Slack, the ultimate workday distractor

Unless you're living under a rock, you've probably heard of or used Slack, the now wildly popular workplace chat application that's slowly killing IRC. It's uncommon for me to look over the shoulder of my peers and see another chat client these days. Slack's emphasis on collaboration, clarity, and fun make it the go-to choice for workplace chat. Slack attempts to replace email in the work setting by creating a realtime chat environment that gives teams an always-on channel for discussion.

Don't get me wrong: Slack is an incredible tool if you work in a fast-paced, customer-oriented environment. If you work in tech support, customer service, sales, or sysops, Slack is indispensible for staying on top of inbound alerts that help keep your business running day-to-day. But when you're a programmer, designer, writer, or other creative, it's imperative that you're granted several hours per day of uninterrupted flow.
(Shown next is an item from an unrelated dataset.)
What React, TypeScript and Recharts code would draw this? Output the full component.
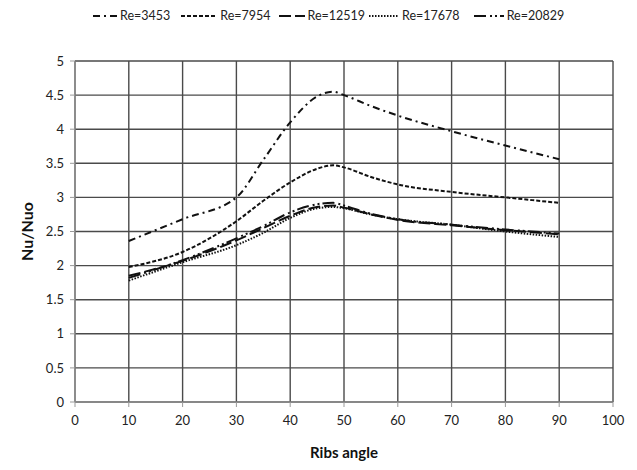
import React from "react";
import { LineChart, Line, XAxis, YAxis, CartesianGrid, Legend } from "recharts";

const angles = [10, 20, 30, 35, 40, 45, 48, 50, 55, 60, 70, 80, 90];
const re3453 = [2.36, 2.68, 3.0, 3.55, 4.1, 4.48, 4.55, 4.5, 4.34, 4.2, 3.97, 3.76, 3.56];
const re7954 = [1.98, 2.2, 2.65, 2.95, 3.22, 3.42, 3.47, 3.44, 3.3, 3.19, 3.08, 3.0, 2.92];
const re12519 = [1.85, 2.07, 2.37, 2.55, 2.73, 2.86, 2.88, 2.85, 2.75, 2.67, 2.59, 2.52, 2.46];
const re17678 = [1.78, 2.05, 2.3, 2.48, 2.7, 2.84, 2.86, 2.84, 2.75, 2.68, 2.6, 2.5, 2.42];
const re20829 = [1.82, 2.08, 2.4, 2.58, 2.78, 2.9, 2.92, 2.88, 2.76, 2.68, 2.6, 2.53, 2.47];

const xTicks = [0, 10, 20, 30, 40, 50, 60, 70, 80, 90, 100];
const yTicks = [0, 0.5, 1, 1.5, 2, 2.5, 3, 3.5, 4, 4.5, 5];

const seriesDefs = [
  { key: "re3453", name: "Re=3453", dash: "7 4 2 4", lw: 24, gap: 11 },
  { key: "re7954", name: "Re=7954", dash: "4 2", lw: 36, gap: 8 },
  { key: "re12519", name: "Re=12519", dash: "12 4", lw: 26, gap: 4 },
  { key: "re17678", name: "Re=17678", dash: "1.5 1.5", lw: 30, gap: 14 },
  { key: "re20829", name: "Re=20829", dash: "12 4 2 3 2 3", lw: 30, gap: 0 },
];

const data = angles.map((a, i) => ({
  angle: a,
  re3453: re3453[i],
  re7954: re7954[i],
  re12519: re12519[i],
  re17678: re17678[i],
  re20829: re20829[i],
}));

const FONT = "Lato, 'Open Sans', sans-serif";

const CustomLegend = () => (
  <div style={{ display: "flex", alignItems: "center", fontFamily: FONT, fontSize: 12.5, color: "#222" }}>
    {seriesDefs.map((s) => (
      <div key={s.key} style={{ display: "flex", alignItems: "center", marginRight: s.gap }}>
        <svg width={s.lw} height={8} style={{ marginRight: 3 }}>
          <line x1={0} y1={4} x2={s.lw} y2={4} stroke="#111" strokeWidth={2} strokeDasharray={s.dash} />
        </svg>
        <span>{s.name}</span>
      </div>
    ))}
  </div>
);

export default function App() {
  return (
    <div style={{ position: "absolute", left: 0, top: 0, width: 637, height: 470, background: "#fff" }}>
      <LineChart width={637} height={470} data={data} margin={{ top: 46, right: 24, bottom: 40, left: 30 }}>
        <CartesianGrid stroke="#4a4a4a" strokeWidth={1.4} />
        <XAxis
          dataKey="angle"
          type="number"
          domain={[0, 100]}
          ticks={xTicks}
          interval={0}
          stroke="#999"
          tickSize={5}
          tickMargin={9}
          height={28}
          tick={{ fill: "#222", fontSize: 13, fontFamily: FONT }}
          label={{ value: "Ribs angle", position: "insideBottom", offset: -28, style: { fontFamily: FONT, fontSize: 15, fontWeight: 700, fill: "#111" } }}
        />
        <YAxis
          type="number"
          domain={[0, 5]}
          ticks={yTicks}
          interval={0}
          stroke="#999"
          tickSize={5}
          tickMargin={6}
          width={45}
          tick={{ fill: "#222", fontSize: 13, fontFamily: FONT }}
          label={{ value: "Nu/Nuo", angle: -90, position: "insideLeft", offset: -3, style: { textAnchor: "middle", fontFamily: FONT, fontSize: 16, fontWeight: 700, fill: "#111" } }}
        />
        <Legend verticalAlign="top" content={<CustomLegend />} wrapperStyle={{ top: 8, left: 93, width: 540 }} />
        {seriesDefs.map((s) => (
          <Line
            key={s.key}
            type="monotone"
            dataKey={s.key}
            name={s.name}
            stroke="#111"
            strokeWidth={2}
            strokeDasharray={s.dash}
            dot={false}
            activeDot={false}
            isAnimationActive={false}
          />
        ))}
      </LineChart>
    </div>
  );
}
Also make no mistake: Slack is an amazing chat application. It's the best I've ever used. It's intuitive, friendly, fun, and engaging. I love it.

But Slack represents a destructive psychological shift in the way we conduct creative work: The always-on always-available culture amplifies anxiety and destroys real productivity by putting our attention up for auction in a highly distracting and unactionable environment.

Always Available, Never In Focus

In Merlin Mann's famous Google Tech Talk about his Inbox Zero methodology for email processing, he explained how email has turned from a fun and exciting new medium of exchange into the reactive centerpiece of the modern desktop. At one time, checking your email was a once-per-day activity, something you did when you connected your 56k modem to the Internet for an hour. Now it has become an always-on communication center from which we draw our next actions and conduct our day-to-day tasks.

Not only does this always-on approach segment our attention from our most important work, but it provokes a sense of constant anxiety, wherein we believe we must respond to every message with ever-accelerating urgency. And that's exactly why I believe Slack is the ultimate productivity killer.

When there's an unspoken, implicit expectation that we'll be on Slack all day long, we begin to measure our personal productivity in terms of our response to chatter instead of in terms of the completion of our most critical tasks. We lose control of our time and what was once creative, intentional work turns into a constant stream of opinions, anecdotes, and noise.

Like Email, Slack Causes Anxiety

Studies show checking email frequently causes anxiety. By constantly feeding our brains new inputs about our responsibilities, we're effectively sending ourselves into a panic about whether or not the task we're currently attempting to complete is the most important.

Slack effectively puts this anxiety on overdrive. Sitting down to implement that new feature your investor is expecting next week? Too bad: Your teammate needs help defining requirements for another feature and sent you a private Slack message to ask you to help. With Slack, true heads-down focus and intention is a thing of the past. And you can forget losing yourself in your work: Slack will make sure you always have something more pressing (read: an opportunity for procrastination) to do.

Unlike Email, Slack Doesn't Have Threads

In Slack, you can organize your team's discussions into channels, but that's hardly a substitute for the hard lines drawn by operating within threads in email. If Slack truly replaces email, how do I reach Slack Zero? When I'm scanning Slack for any actionable information, I end up re-scanning conversations numerous times to find the discussion I'm looking for. Email and project management tools don't beget that problem. They're threaded and that's the way discussion about specific tasks and projects should be.

None of this is to say that realtime chat doesn't have a place in the workplace. But I do think using Slack in place of a more rigid communication medium is a sure recipe for losing your mind.

Solution? Check Slack Twice Per Day

That's why I'm making a commitment to checking Slack as infrequently as I check my email: Once in the mid-morning and once near the end of the day.

When we reduce the number of inputs vying for our attention during our workday, we are better equipped to focus on what we've already deemed our day's priorities. Let's turn off Slack, turn off email, and get to work.